# [Exercise brief]
Write out the full set of records exactly. Any pictures in them do not belong in the copy.

# [Entries from a dataset]
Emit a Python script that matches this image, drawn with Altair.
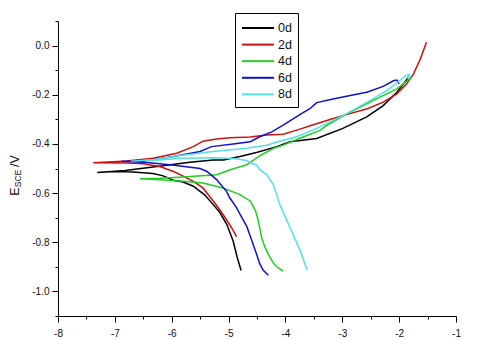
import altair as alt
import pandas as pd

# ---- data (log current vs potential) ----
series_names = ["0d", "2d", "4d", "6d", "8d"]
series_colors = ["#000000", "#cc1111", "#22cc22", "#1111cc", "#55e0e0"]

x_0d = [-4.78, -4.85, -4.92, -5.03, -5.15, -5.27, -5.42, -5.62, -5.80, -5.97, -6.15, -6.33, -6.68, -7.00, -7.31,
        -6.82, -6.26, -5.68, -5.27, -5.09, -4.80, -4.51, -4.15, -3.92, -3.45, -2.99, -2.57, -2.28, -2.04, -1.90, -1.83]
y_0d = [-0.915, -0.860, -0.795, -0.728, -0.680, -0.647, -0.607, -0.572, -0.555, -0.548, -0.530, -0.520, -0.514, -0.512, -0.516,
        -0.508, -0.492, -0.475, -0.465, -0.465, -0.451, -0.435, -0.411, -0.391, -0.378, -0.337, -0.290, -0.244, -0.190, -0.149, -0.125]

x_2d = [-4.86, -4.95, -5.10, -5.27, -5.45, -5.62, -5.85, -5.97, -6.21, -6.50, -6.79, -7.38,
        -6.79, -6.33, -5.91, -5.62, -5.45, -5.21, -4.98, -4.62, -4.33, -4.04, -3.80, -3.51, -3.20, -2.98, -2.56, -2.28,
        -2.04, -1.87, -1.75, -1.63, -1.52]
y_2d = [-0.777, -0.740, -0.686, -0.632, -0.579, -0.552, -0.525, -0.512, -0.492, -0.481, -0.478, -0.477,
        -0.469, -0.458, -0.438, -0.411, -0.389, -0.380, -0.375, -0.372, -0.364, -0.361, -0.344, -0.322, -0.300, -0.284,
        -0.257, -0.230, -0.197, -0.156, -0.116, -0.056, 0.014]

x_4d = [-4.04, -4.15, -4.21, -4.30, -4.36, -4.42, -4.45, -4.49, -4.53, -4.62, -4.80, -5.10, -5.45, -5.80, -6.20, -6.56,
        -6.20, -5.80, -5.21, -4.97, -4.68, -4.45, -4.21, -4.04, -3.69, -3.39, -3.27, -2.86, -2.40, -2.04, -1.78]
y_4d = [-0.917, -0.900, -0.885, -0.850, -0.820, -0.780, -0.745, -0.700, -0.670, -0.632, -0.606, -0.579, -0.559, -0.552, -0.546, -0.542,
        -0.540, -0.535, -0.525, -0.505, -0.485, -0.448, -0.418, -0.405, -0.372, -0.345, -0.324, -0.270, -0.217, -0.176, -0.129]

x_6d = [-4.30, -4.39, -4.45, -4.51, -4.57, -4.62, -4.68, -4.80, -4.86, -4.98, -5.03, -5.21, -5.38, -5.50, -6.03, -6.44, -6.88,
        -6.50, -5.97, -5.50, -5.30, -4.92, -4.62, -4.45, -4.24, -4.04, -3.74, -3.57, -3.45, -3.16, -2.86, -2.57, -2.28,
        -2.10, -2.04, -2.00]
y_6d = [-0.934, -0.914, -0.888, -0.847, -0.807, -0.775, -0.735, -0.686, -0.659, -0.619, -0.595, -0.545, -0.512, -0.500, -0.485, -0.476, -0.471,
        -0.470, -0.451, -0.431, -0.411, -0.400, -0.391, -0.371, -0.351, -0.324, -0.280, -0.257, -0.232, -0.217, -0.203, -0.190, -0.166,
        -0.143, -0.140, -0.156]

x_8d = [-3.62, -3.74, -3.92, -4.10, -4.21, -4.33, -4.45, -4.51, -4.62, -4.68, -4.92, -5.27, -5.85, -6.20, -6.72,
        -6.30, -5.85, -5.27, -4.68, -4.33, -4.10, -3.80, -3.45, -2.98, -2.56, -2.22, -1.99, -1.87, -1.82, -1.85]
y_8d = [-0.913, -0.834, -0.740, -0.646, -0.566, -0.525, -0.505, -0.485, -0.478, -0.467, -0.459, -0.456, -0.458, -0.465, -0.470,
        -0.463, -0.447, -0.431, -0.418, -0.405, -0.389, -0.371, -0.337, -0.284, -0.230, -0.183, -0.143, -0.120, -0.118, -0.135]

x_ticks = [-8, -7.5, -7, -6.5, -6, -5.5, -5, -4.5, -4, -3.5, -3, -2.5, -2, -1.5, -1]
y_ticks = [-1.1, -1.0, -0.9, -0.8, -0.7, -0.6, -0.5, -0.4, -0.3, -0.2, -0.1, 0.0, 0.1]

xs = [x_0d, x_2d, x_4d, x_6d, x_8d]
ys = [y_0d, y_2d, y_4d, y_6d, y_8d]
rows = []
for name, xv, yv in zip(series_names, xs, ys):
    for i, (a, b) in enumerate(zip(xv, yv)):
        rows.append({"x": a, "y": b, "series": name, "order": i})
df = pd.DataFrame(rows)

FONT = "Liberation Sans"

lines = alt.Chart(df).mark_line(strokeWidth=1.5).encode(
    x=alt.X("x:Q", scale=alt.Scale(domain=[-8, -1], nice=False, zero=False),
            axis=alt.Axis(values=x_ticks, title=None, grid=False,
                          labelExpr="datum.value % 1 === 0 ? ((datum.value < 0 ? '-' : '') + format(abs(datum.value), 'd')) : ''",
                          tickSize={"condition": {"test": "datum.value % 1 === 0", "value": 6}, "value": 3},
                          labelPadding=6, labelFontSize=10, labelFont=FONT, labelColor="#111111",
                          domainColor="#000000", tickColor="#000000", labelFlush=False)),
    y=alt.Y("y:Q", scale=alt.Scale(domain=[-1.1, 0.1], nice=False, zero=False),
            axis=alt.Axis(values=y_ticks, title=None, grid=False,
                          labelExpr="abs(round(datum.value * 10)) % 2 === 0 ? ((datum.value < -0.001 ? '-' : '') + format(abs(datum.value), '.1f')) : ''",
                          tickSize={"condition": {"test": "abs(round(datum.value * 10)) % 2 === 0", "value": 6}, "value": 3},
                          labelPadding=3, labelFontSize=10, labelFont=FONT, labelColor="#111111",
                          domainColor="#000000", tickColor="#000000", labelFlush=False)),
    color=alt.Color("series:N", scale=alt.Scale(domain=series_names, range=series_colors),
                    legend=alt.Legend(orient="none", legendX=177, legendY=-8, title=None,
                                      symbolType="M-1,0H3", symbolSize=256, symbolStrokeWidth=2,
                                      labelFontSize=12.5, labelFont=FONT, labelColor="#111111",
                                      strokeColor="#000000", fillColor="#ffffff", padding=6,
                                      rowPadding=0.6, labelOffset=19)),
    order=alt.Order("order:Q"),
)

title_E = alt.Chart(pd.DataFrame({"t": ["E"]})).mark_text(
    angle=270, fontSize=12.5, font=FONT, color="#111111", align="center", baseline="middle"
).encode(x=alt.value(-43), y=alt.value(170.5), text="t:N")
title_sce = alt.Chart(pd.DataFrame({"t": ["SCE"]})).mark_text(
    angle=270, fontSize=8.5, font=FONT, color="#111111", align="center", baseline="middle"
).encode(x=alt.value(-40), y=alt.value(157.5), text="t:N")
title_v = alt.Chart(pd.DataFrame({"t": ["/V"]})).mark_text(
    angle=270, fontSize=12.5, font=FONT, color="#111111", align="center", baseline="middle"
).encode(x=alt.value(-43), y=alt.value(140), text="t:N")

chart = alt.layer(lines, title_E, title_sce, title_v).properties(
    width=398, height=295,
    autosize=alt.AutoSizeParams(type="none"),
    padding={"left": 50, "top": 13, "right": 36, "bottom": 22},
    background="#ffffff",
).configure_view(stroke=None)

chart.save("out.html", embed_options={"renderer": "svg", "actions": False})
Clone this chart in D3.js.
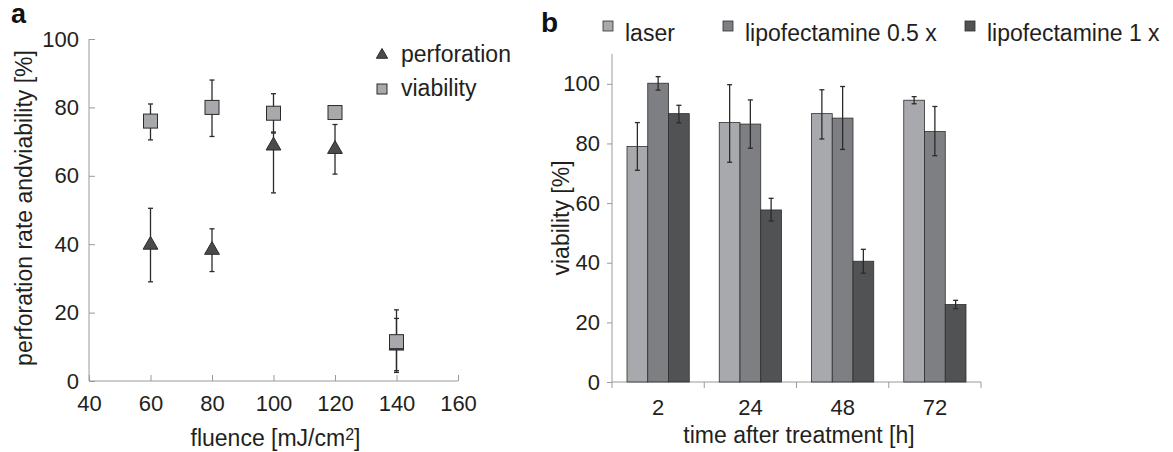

# [Result for this task]
Emit a Python script that matches this image, drawn with Altair.
import altair as alt
import pandas as pd

# ---- data (log current vs potential) ----
series_names = ["0d", "2d", "4d", "6d", "8d"]
series_colors = ["#000000", "#cc1111", "#22cc22", "#1111cc", "#55e0e0"]

x_0d = [-4.78, -4.85, -4.92, -5.03, -5.15, -5.27, -5.42, -5.62, -5.80, -5.97, -6.15, -6.33, -6.68, -7.00, -7.31,
        -6.82, -6.26, -5.68, -5.27, -5.09, -4.80, -4.51, -4.15, -3.92, -3.45, -2.99, -2.57, -2.28, -2.04, -1.90, -1.83]
y_0d = [-0.915, -0.860, -0.795, -0.728, -0.680, -0.647, -0.607, -0.572, -0.555, -0.548, -0.530, -0.520, -0.514, -0.512, -0.516,
        -0.508, -0.492, -0.475, -0.465, -0.465, -0.451, -0.435, -0.411, -0.391, -0.378, -0.337, -0.290, -0.244, -0.190, -0.149, -0.125]

x_2d = [-4.86, -4.95, -5.10, -5.27, -5.45, -5.62, -5.85, -5.97, -6.21, -6.50, -6.79, -7.38,
        -6.79, -6.33, -5.91, -5.62, -5.45, -5.21, -4.98, -4.62, -4.33, -4.04, -3.80, -3.51, -3.20, -2.98, -2.56, -2.28,
        -2.04, -1.87, -1.75, -1.63, -1.52]
y_2d = [-0.777, -0.740, -0.686, -0.632, -0.579, -0.552, -0.525, -0.512, -0.492, -0.481, -0.478, -0.477,
        -0.469, -0.458, -0.438, -0.411, -0.389, -0.380, -0.375, -0.372, -0.364, -0.361, -0.344, -0.322, -0.300, -0.284,
        -0.257, -0.230, -0.197, -0.156, -0.116, -0.056, 0.014]

x_4d = [-4.04, -4.15, -4.21, -4.30, -4.36, -4.42, -4.45, -4.49, -4.53, -4.62, -4.80, -5.10, -5.45, -5.80, -6.20, -6.56,
        -6.20, -5.80, -5.21, -4.97, -4.68, -4.45, -4.21, -4.04, -3.69, -3.39, -3.27, -2.86, -2.40, -2.04, -1.78]
y_4d = [-0.917, -0.900, -0.885, -0.850, -0.820, -0.780, -0.745, -0.700, -0.670, -0.632, -0.606, -0.579, -0.559, -0.552, -0.546, -0.542,
        -0.540, -0.535, -0.525, -0.505, -0.485, -0.448, -0.418, -0.405, -0.372, -0.345, -0.324, -0.270, -0.217, -0.176, -0.129]

x_6d = [-4.30, -4.39, -4.45, -4.51, -4.57, -4.62, -4.68, -4.80, -4.86, -4.98, -5.03, -5.21, -5.38, -5.50, -6.03, -6.44, -6.88,
        -6.50, -5.97, -5.50, -5.30, -4.92, -4.62, -4.45, -4.24, -4.04, -3.74, -3.57, -3.45, -3.16, -2.86, -2.57, -2.28,
        -2.10, -2.04, -2.00]
y_6d = [-0.934, -0.914, -0.888, -0.847, -0.807, -0.775, -0.735, -0.686, -0.659, -0.619, -0.595, -0.545, -0.512, -0.500, -0.485, -0.476, -0.471,
        -0.470, -0.451, -0.431, -0.411, -0.400, -0.391, -0.371, -0.351, -0.324, -0.280, -0.257, -0.232, -0.217, -0.203, -0.190, -0.166,
        -0.143, -0.140, -0.156]

x_8d = [-3.62, -3.74, -3.92, -4.10, -4.21, -4.33, -4.45, -4.51, -4.62, -4.68, -4.92, -5.27, -5.85, -6.20, -6.72,
        -6.30, -5.85, -5.27, -4.68, -4.33, -4.10, -3.80, -3.45, -2.98, -2.56, -2.22, -1.99, -1.87, -1.82, -1.85]
y_8d = [-0.913, -0.834, -0.740, -0.646, -0.566, -0.525, -0.505, -0.485, -0.478, -0.467, -0.459, -0.456, -0.458, -0.465, -0.470,
        -0.463, -0.447, -0.431, -0.418, -0.405, -0.389, -0.371, -0.337, -0.284, -0.230, -0.183, -0.143, -0.120, -0.118, -0.135]

x_ticks = [-8, -7.5, -7, -6.5, -6, -5.5, -5, -4.5, -4, -3.5, -3, -2.5, -2, -1.5, -1]
y_ticks = [-1.1, -1.0, -0.9, -0.8, -0.7, -0.6, -0.5, -0.4, -0.3, -0.2, -0.1, 0.0, 0.1]

xs = [x_0d, x_2d, x_4d, x_6d, x_8d]
ys = [y_0d, y_2d, y_4d, y_6d, y_8d]
rows = []
for name, xv, yv in zip(series_names, xs, ys):
    for i, (a, b) in enumerate(zip(xv, yv)):
        rows.append({"x": a, "y": b, "series": name, "order": i})
df = pd.DataFrame(rows)

FONT = "Liberation Sans"

lines = alt.Chart(df).mark_line(strokeWidth=1.5).encode(
    x=alt.X("x:Q", scale=alt.Scale(domain=[-8, -1], nice=False, zero=False),
            axis=alt.Axis(values=x_ticks, title=None, grid=False,
                          labelExpr="datum.value % 1 === 0 ? ((datum.value < 0 ? '-' : '') + format(abs(datum.value), 'd')) : ''",
                          tickSize={"condition": {"test": "datum.value % 1 === 0", "value": 6}, "value": 3},
                          labelPadding=6, labelFontSize=10, labelFont=FONT, labelColor="#111111",
                          domainColor="#000000", tickColor="#000000", labelFlush=False)),
    y=alt.Y("y:Q", scale=alt.Scale(domain=[-1.1, 0.1], nice=False, zero=False),
            axis=alt.Axis(values=y_ticks, title=None, grid=False,
                          labelExpr="abs(round(datum.value * 10)) % 2 === 0 ? ((datum.value < -0.001 ? '-' : '') + format(abs(datum.value), '.1f')) : ''",
                          tickSize={"condition": {"test": "abs(round(datum.value * 10)) % 2 === 0", "value": 6}, "value": 3},
                          labelPadding=3, labelFontSize=10, labelFont=FONT, labelColor="#111111",
                          domainColor="#000000", tickColor="#000000", labelFlush=False)),
    color=alt.Color("series:N", scale=alt.Scale(domain=series_names, range=series_colors),
                    legend=alt.Legend(orient="none", legendX=177, legendY=-8, title=None,
                                      symbolType="M-1,0H3", symbolSize=256, symbolStrokeWidth=2,
                                      labelFontSize=12.5, labelFont=FONT, labelColor="#111111",
                                      strokeColor="#000000", fillColor="#ffffff", padding=6,
                                      rowPadding=0.6, labelOffset=19)),
    order=alt.Order("order:Q"),
)

title_E = alt.Chart(pd.DataFrame({"t": ["E"]})).mark_text(
    angle=270, fontSize=12.5, font=FONT, color="#111111", align="center", baseline="middle"
).encode(x=alt.value(-43), y=alt.value(170.5), text="t:N")
title_sce = alt.Chart(pd.DataFrame({"t": ["SCE"]})).mark_text(
    angle=270, fontSize=8.5, font=FONT, color="#111111", align="center", baseline="middle"
).encode(x=alt.value(-40), y=alt.value(157.5), text="t:N")
title_v = alt.Chart(pd.DataFrame({"t": ["/V"]})).mark_text(
    angle=270, fontSize=12.5, font=FONT, color="#111111", align="center", baseline="middle"
).encode(x=alt.value(-43), y=alt.value(140), text="t:N")

chart = alt.layer(lines, title_E, title_sce, title_v).properties(
    width=398, height=295,
    autosize=alt.AutoSizeParams(type="none"),
    padding={"left": 50, "top": 13, "right": 36, "bottom": 22},
    background="#ffffff",
).configure_view(stroke=None)

chart.save("out.html", embed_options={"renderer": "svg", "actions": False})
Clone this chart in D3.js.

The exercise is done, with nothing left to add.